Adorou, claro. “As grandes cabeças da moda francesa traduzem o espírito de nosso tempo”, diz ela, que soltou uma ironia a propósito do encontro com Wintour: “Me senti até como Emily in Paris (a série em que a protagonista é uma americana que, desavisada, envereda pela cultura local).
Ao contrário de uma corrente de francesas, entre elas Catherine Deneuve, que chegaram a condenar o #MeToo por “minar a liberdade sexual”, Hidalgo abraça o movimento – essencial, segundo ela, para as mulheres terem uma voz. “Sou 100% feminista”, fala a admiradora de Simone de Beauvoir.

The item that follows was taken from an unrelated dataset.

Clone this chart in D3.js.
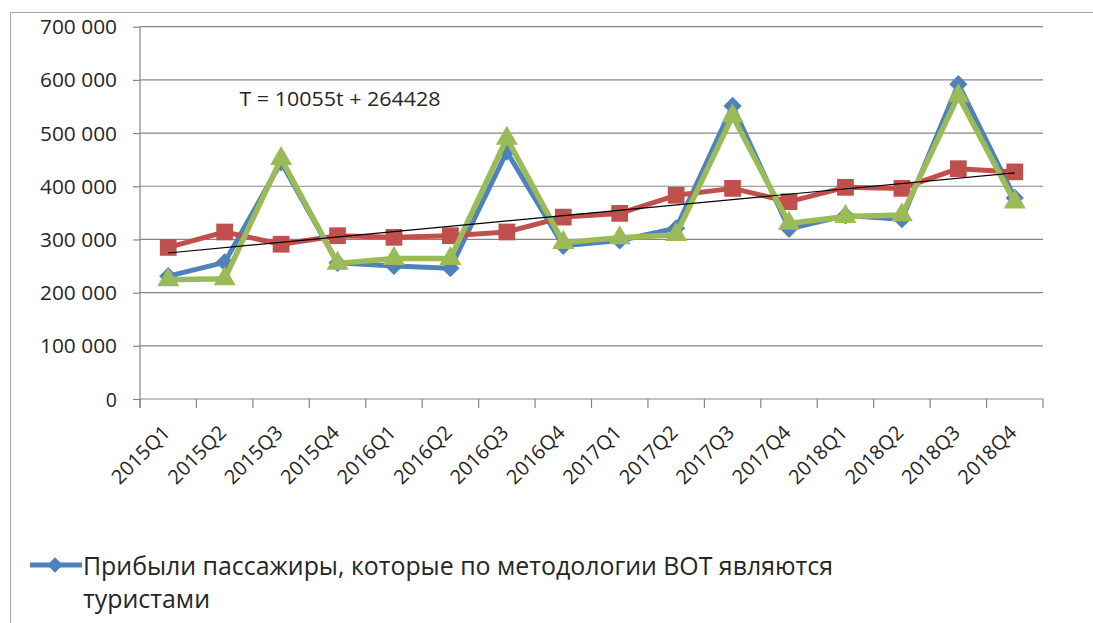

Hidalgo se queixa de, em pleno século XXI, as mulheres ainda serem tão reduzidas nos círculos do poder. Quanto a ela, que teve de lidar com uma derrota humilhante na corrida presidencial em que duelou justamente com Macron, um terceiro mandato à frente da cidade soa boa ideia. A ver o desenrolar dos Jogos e como fica o humor francês.